Digital cash offers governments the ability to deploy fiscal payments efficiently and in a targeted manner to segments of the population. Governments can issue financial aid, rebates and subsidies directly to individuals and small businesses in underserved communities.

This could be a massive game changer for developing economies, particularly in South-east Asia where 290 million are underbanked without access to financial services due to poor infrastructure.

The issuance of retail CBDCs will help central banks achieve greater effectiveness with monetary policy changes as they can more directly incentivise consumer behaviour.

This will also increase the adoption of cashless transactions and payment services.

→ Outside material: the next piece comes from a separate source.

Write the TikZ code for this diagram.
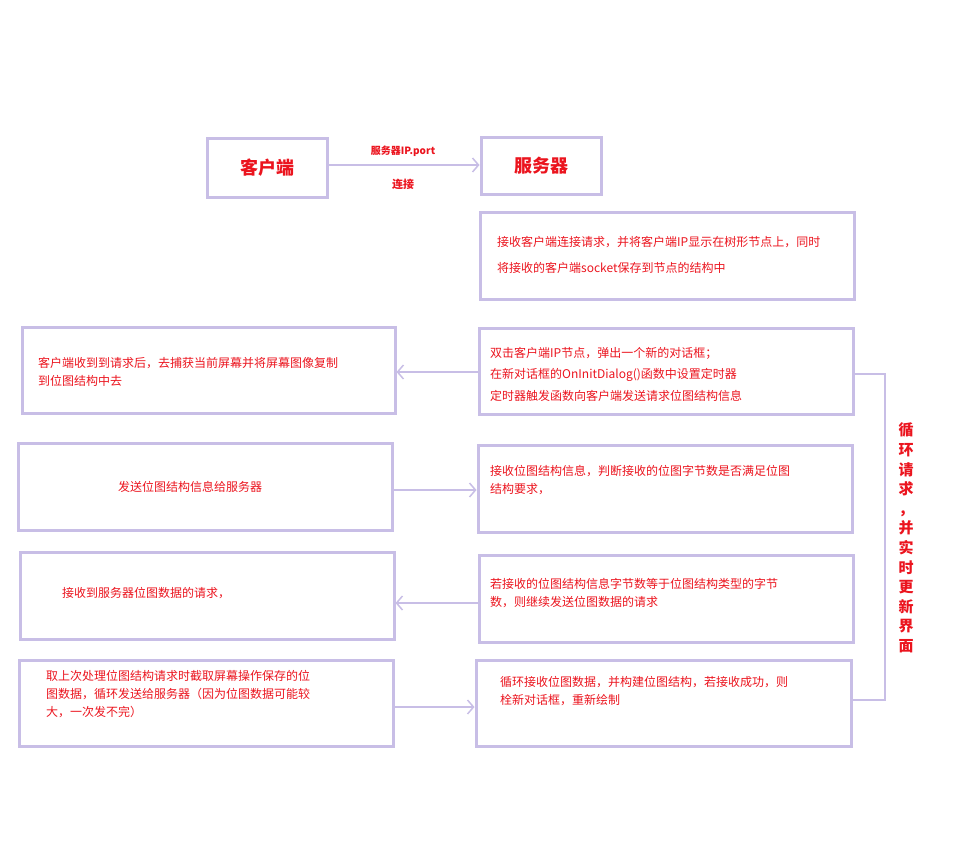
\documentclass[tikz,border=0pt]{standalone}
\usepackage{fontspec}
\setmainfont{Noto Sans CJK SC}
\usetikzlibrary{arrows.meta}
\definecolor{lav}{RGB}{200,190,230}
\definecolor{rd}{RGB}{235,20,30}
\begin{document}
\begin{tikzpicture}[x=1pt,y=-1pt,
 box/.style={draw=lav,line width=3pt},
 conn/.style={draw=lav,line width=2.5pt,-{Straight Barb[length=6pt,width=14pt,line width=1.5pt]}},
 txt/.style={text=rd,font=\fontsize{12}{18}\selectfont,anchor=west,align=left,inner sep=0pt},
 big/.style={text=rd,font=\fontsize{18}{20}\selectfont\bfseries}]
\useasboundingbox (0,0) rectangle (968,848);
\node[box,minimum width=120pt,minimum height=59pt] (cl) at (267,167.5) {};
\node[big] at (cl) {客户端};
\node[box,minimum width=120pt,minimum height=57pt] (sv) at (541,165.5) {};
\node[big] at (sv) {服务器};
\draw[conn] (cl.east |- 0,165) -- (sv.west |- 0,165);
\node[text=rd,font=\fontsize{10}{12}\selectfont\bfseries] (l1) at (403,151) {服务器IP.port};
\node[text=rd,font=\fontsize{11}{12}\selectfont\bfseries] (l2) at (403,184) {连接};
% boxes
\draw[box] (480,212) rectangle (854,299);
\node[txt,font=\fontsize{12}{26}\selectfont] (ta) at (497,255) {接收客户端连接请求，并将客户端IP显示在树形节点上，同时\\将接收的客户端socket保存到节点的结构中};
\node[box,minimum width=373pt,minimum height=86pt] (B) at (208.5,370) {};
\node[txt] at (38,372) {客户端收到到请求后，去捕获当前屏幕并将屏幕图像复制\\到位图结构中去};
\node[box,minimum width=374pt,minimum height=86pt] (C) at (666,371) {};
\node[txt,font=\fontsize{12}{21.5}\selectfont] at (490,374) {双击客户端IP节点，弹出一个新的对话框；\\在新对话框的OnInitDialog()函数中设置定时器\\定时器触发函数向客户端发送请求位图结构信息};
\node[box,minimum width=374pt,minimum height=87pt] (D) at (205,486.5) {};
\node[text=rd,font=\fontsize{12}{18}\selectfont] at (190,487) {发送位图结构信息给服务器};
\node[box,minimum width=374pt,minimum height=87pt] (E) at (665,488.5) {};
\node[txt] at (490,480) {接收位图结构信息，判断接收的位图字节数是否满足位图\\结构要求，};
\node[box,minimum width=374pt,minimum height=87pt] (F) at (207,595.5) {};
\node[txt] at (62,593) {接收到服务器位图数据的请求，};
\node[box,minimum width=374pt,minimum height=87pt] (G) at (666,598.5) {};
\node[txt] at (490,593) {若接收的位图结构信息字节数等于位图结构类型的字节\\数，则继续发送位图数据的请求};
\node[box,minimum width=374pt,minimum height=86pt] (H) at (206,703) {};
\node[txt] at (46,694) {取上次处理位图结构请求时截取屏幕操作保存的位\\图数据，循环发送给服务器（因为位图数据可能较\\大，一次发不完）};
\node[box,minimum width=375pt,minimum height=86pt] (I) at (663.5,703) {};
\node[txt] at (500,691) {循环接收位图数据，并构建位图结构，若接收成功，则\\栓新对话框，重新绘制};
% connectors
\draw[conn] (C.west |- 0,372) -- (B.east |- 0,372);
\draw[conn] (D.east |- 0,490) -- (E.west |- 0,490);
\draw[conn] (G.west |- 0,603) -- (F.east |- 0,603);
\draw[conn] (H.east |- 0,707) -- (I.west |- 0,707);
\coordinate (lt) at (885,374);
\coordinate (lb) at (885,700);
\draw[lav,line width=2.5pt] (C.east |- lt) -- (lt) -- (lb) -- (I.east |- lb);
\node[text=rd,font=\fontsize{15}{19.6}\selectfont\bfseries,align=center] (lp) at (906,538) {循\\环\\请\\求\\，\\并\\实\\时\\更\\新\\界\\面};
\end{tikzpicture}
\end{document}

However, the direct line between consumers and central banks can also be a double-edged sword. Central banks will need to set up new frameworks and measures to manage the risks that come with holding customers' deposits in the form of CBDC, such as anti-money laundering and counter-terrorism financing. This is in addition to the role that central banks already play as regulators, and as they continue to manage monetary policy and tax regimes.

• Financial institutions and the broader economy

Wholesale CBDCs can be a boon for financial institutions that may face liquidity concerns, settlement risks, and the pressure of meeting cut-off times when it comes to high-value transactions.

If commercial banks can hold CBDC accounts in various currencies to facilitate payments, the process of carrying out cross-border payments may be simplified and expedited. In April, the MAS and BIS Innovation Hub shared a preview of Project Dunbar, which will develop new multiple CBDC models aimed at improving the interoperability, connectivity, speed, cost and transparency of cross-border payments.

However, a widely accessible CBDC may not be beneficial to all jurisdictions. For developed markets, where there is an established financial ecosystem with efficient retail payment rails, the costs of replacing the system may outweigh the potential benefits of CBDC.

A mass conversion into CBDCs could drain conventional deposits and lead to a disruption of existing commercial bank deposit funding.

There is no one-size-fits-all model for CBDCs. Central banks will need to evaluate the best fit based on their policy objectives, the country's regulatory framework as well as the sophistication of its financial infrastructure.

Policymakers will need to consider possible implications relating to interest rates, impact on financial markets as well as the possible risks that may be passed on to the central bank, such as money laundering.

CBDCs hold the promise of a more inclusive, faster and accessible world of finance, although much more foundational work has to be in place before its full potential can be realised.

To do so, there will need to be close collaboration between various private and public stakeholders and a receptive public.

One thing is for sure - the concerted exploration by central banks to develop CBDCs is a step in the right direction to keep pace with changing consumption behaviour and the way companies do business in the digital age.